When AIs become consistently more capable than humans, everyday life could change in strange ways. It might happen within the next few years, or take a little longer, but if and when it arrives, our domestic routines – from trips to the doctor and farming to work and the justice system – could look radically different. Take a look at how the era of artificial general intelligence might feel.
… or this: Why did Donald Trump Jr turn up in Gibraltar looking for money?
The British territory of Gibraltar in the Mediterranean is a hub for the international ultra-rich, and law firm Hassans counts many of them as clients. But few are as highly placed as one visitor on a Friday in November: Donald Trump Jr, who is running the family business while his father is in the White House. The question is: why?
Climate check: Food becoming more calorific but less nutritious due to rising carbon dioxide
Rising carbon dioxide levels are making food more calorific but less nutritious – and also potentially more toxic, a study has found. “Climate change isn’t a faraway problem,” said Sterre ter Haar, a researcher from Leiden University in the Netherlands. “The effects are already on our dinner plate.”

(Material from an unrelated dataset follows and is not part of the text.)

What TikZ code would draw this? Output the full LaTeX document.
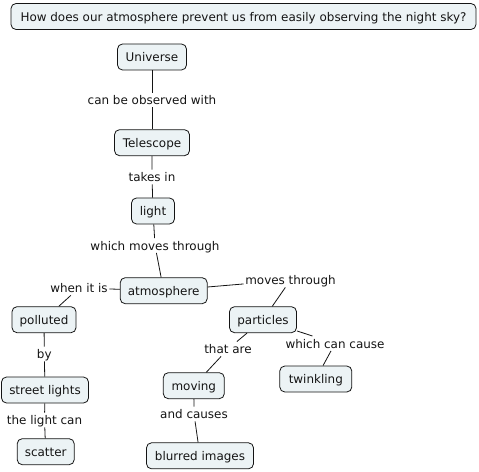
\documentclass[tikz,border=0pt]{standalone}
\usepackage{fontspec}
\setmainfont{DejaVu Sans}
\definecolor{cfill}{RGB}{236,243,245}
\definecolor{ink}{RGB}{20,20,20}
\begin{document}
\begin{tikzpicture}[x=1bp,y=-1bp,
  every node/.style={font=\fontsize{12}{14}\selectfont, text=ink},
  concept/.style={draw=ink, fill=cfill, rounded corners=5bp, line width=0.8bp,
    minimum height=26bp, inner xsep=2bp, inner ysep=2bp, text height=11bp, text depth=1.2bp},
  linklabel/.style={inner sep=1.5bp, text height=10.5bp, text depth=1bp},
  conn/.style={draw=ink, line width=0.8bp}]
\useasboundingbox (0,0) rectangle (479,472);
% concepts
\node[concept, minimum width=465bp] (q) at (243.5,16.5) {How does our atmosphere prevent us from easily observing the night sky?};
\node[concept, minimum width=69bp] (uni) at (152,57) {Universe};
\node[concept, minimum width=75bp] (tel) at (152,142.7) {Telescope};
\node[concept, minimum width=43bp] (light) at (153,211) {light};
\node[concept, minimum width=87bp] (atm) at (163.7,290.7) {atmosphere};
\node[concept, minimum width=64bp] (pol) at (44,319.7) {polluted};
\node[concept, minimum width=87bp] (street) at (45,390) {street lights};
\node[concept, minimum width=57bp] (scat) at (45.7,451.7) {scatter};
\node[concept, minimum width=67bp] (part) at (263,319.7) {particles};
\node[concept, minimum width=61bp] (mov) at (193.8,385.7) {moving};
\node[concept, minimum width=72bp] (twink) at (315.8,379) {twinkling};
\node[concept, minimum width=107bp] (blur) at (200,455.8) {blurred images};
% link labels
\node[linklabel] (l1) at (152,100) {can be observed with};
\node[linklabel] (l2) at (152,177) {takes in};
\node[linklabel] (l3) at (155,245.5) {which moves through};
\node[linklabel] (l4) at (79,288) {when it is};
\node[linklabel] (l5) at (290.5,280) {moves through};
\node[linklabel] (l6) at (44.3,354) {by};
\node[linklabel] (l7) at (44.5,420) {the light can};
\node[linklabel] (l8) at (228,349) {that are};
\node[linklabel] (l9) at (335,343.5) {which can cause};
\node[linklabel] (l10) at (194,414) {and causes};
% connectors
\draw[conn] (uni) -- (l1) -- (tel);
\draw[conn] (tel) -- (l2) -- (light);
\draw[conn] (light) -- (l3) -- (atm);
\draw[conn] (atm) -- (l4) -- (pol);
\draw[conn] (atm) -- (l5) -- (part);
\draw[conn] (pol) -- (l6) -- (street);
\draw[conn] (street) -- (l7) -- (scat);
\draw[conn] (part) -- (l8) -- (mov);
\draw[conn] (part) -- (l9) -- (twink);
\draw[conn] (mov) -- (l10) -- (blur);
\end{tikzpicture}
\end{document}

Last Thing: South Korean president urges public health cover for hair loss but experts say argument is a bit thin
Lee Jae Myung has instructed his government to consider extending public health insurance to cover hair-loss treatments, arguing that baldness has become a “matter of survival” rather than a cosmetic concern for young people. The proposal has since prompted backlash from medical professionals and conservative figures.